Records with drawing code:
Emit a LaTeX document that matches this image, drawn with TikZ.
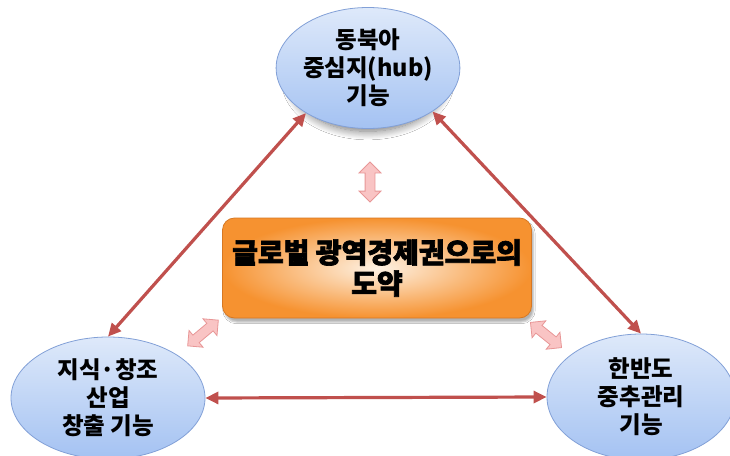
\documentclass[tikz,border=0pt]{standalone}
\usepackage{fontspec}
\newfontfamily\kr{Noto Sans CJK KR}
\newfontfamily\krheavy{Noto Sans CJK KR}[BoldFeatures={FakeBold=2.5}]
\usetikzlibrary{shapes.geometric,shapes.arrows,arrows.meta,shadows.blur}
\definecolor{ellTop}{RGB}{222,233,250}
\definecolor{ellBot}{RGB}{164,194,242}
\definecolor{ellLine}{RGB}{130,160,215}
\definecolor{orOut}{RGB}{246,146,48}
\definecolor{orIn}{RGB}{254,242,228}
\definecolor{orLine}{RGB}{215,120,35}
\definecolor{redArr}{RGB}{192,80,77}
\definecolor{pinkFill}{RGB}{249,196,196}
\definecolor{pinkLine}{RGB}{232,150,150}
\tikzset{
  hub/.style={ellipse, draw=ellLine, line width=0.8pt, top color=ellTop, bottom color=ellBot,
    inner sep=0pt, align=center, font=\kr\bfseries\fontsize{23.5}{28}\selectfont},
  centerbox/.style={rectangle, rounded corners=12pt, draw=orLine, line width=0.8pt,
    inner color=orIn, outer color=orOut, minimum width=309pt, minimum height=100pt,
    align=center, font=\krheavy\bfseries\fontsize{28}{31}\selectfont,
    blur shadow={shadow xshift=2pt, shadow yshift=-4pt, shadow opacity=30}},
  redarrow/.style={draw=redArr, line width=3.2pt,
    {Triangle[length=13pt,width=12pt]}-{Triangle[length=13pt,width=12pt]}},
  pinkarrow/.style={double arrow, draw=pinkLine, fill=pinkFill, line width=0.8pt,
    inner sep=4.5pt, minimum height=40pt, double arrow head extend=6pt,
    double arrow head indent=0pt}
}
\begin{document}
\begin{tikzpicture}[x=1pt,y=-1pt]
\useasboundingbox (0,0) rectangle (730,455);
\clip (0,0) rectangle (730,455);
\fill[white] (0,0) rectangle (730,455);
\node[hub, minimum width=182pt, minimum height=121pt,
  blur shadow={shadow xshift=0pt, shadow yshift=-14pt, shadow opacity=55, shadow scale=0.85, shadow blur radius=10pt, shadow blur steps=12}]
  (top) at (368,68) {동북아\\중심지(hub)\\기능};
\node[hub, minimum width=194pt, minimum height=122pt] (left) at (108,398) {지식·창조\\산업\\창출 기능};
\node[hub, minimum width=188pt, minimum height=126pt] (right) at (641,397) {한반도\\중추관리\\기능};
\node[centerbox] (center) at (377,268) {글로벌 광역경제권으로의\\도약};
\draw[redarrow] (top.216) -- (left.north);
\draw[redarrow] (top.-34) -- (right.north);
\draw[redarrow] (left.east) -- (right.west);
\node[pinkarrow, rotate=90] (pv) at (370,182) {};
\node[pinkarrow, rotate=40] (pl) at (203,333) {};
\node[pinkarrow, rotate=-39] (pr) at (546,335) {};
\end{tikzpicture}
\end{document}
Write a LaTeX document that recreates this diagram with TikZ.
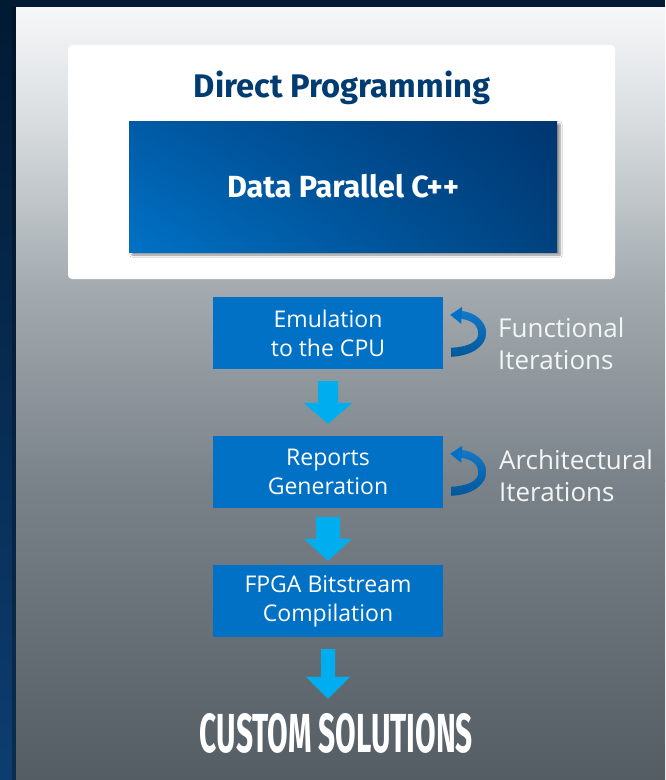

GIVEN EXERCISE
Return the listing above in full and without alteration, excluding its pictures.

FINAL RESULT
Emit a LaTeX document that matches this image, drawn with TikZ.
\documentclass[tikz,border=0pt]{standalone}
\usepackage{fontspec}
\newfontfamily\kr{Noto Sans CJK KR}
\newfontfamily\krheavy{Noto Sans CJK KR}[BoldFeatures={FakeBold=2.5}]
\usetikzlibrary{shapes.geometric,shapes.arrows,arrows.meta,shadows.blur}
\definecolor{ellTop}{RGB}{222,233,250}
\definecolor{ellBot}{RGB}{164,194,242}
\definecolor{ellLine}{RGB}{130,160,215}
\definecolor{orOut}{RGB}{246,146,48}
\definecolor{orIn}{RGB}{254,242,228}
\definecolor{orLine}{RGB}{215,120,35}
\definecolor{redArr}{RGB}{192,80,77}
\definecolor{pinkFill}{RGB}{249,196,196}
\definecolor{pinkLine}{RGB}{232,150,150}
\tikzset{
  hub/.style={ellipse, draw=ellLine, line width=0.8pt, top color=ellTop, bottom color=ellBot,
    inner sep=0pt, align=center, font=\kr\bfseries\fontsize{23.5}{28}\selectfont},
  centerbox/.style={rectangle, rounded corners=12pt, draw=orLine, line width=0.8pt,
    inner color=orIn, outer color=orOut, minimum width=309pt, minimum height=100pt,
    align=center, font=\krheavy\bfseries\fontsize{28}{31}\selectfont,
    blur shadow={shadow xshift=2pt, shadow yshift=-4pt, shadow opacity=30}},
  redarrow/.style={draw=redArr, line width=3.2pt,
    {Triangle[length=13pt,width=12pt]}-{Triangle[length=13pt,width=12pt]}},
  pinkarrow/.style={double arrow, draw=pinkLine, fill=pinkFill, line width=0.8pt,
    inner sep=4.5pt, minimum height=40pt, double arrow head extend=6pt,
    double arrow head indent=0pt}
}
\begin{document}
\begin{tikzpicture}[x=1pt,y=-1pt]
\useasboundingbox (0,0) rectangle (730,455);
\clip (0,0) rectangle (730,455);
\fill[white] (0,0) rectangle (730,455);
\node[hub, minimum width=182pt, minimum height=121pt,
  blur shadow={shadow xshift=0pt, shadow yshift=-14pt, shadow opacity=55, shadow scale=0.85, shadow blur radius=10pt, shadow blur steps=12}]
  (top) at (368,68) {동북아\\중심지(hub)\\기능};
\node[hub, minimum width=194pt, minimum height=122pt] (left) at (108,398) {지식·창조\\산업\\창출 기능};
\node[hub, minimum width=188pt, minimum height=126pt] (right) at (641,397) {한반도\\중추관리\\기능};
\node[centerbox] (center) at (377,268) {글로벌 광역경제권으로의\\도약};
\draw[redarrow] (top.216) -- (left.north);
\draw[redarrow] (top.-34) -- (right.north);
\draw[redarrow] (left.east) -- (right.west);
\node[pinkarrow, rotate=90] (pv) at (370,182) {};
\node[pinkarrow, rotate=40] (pl) at (203,333) {};
\node[pinkarrow, rotate=-39] (pr) at (546,335) {};
\end{tikzpicture}
\end{document}
Write a LaTeX document that recreates this diagram with TikZ.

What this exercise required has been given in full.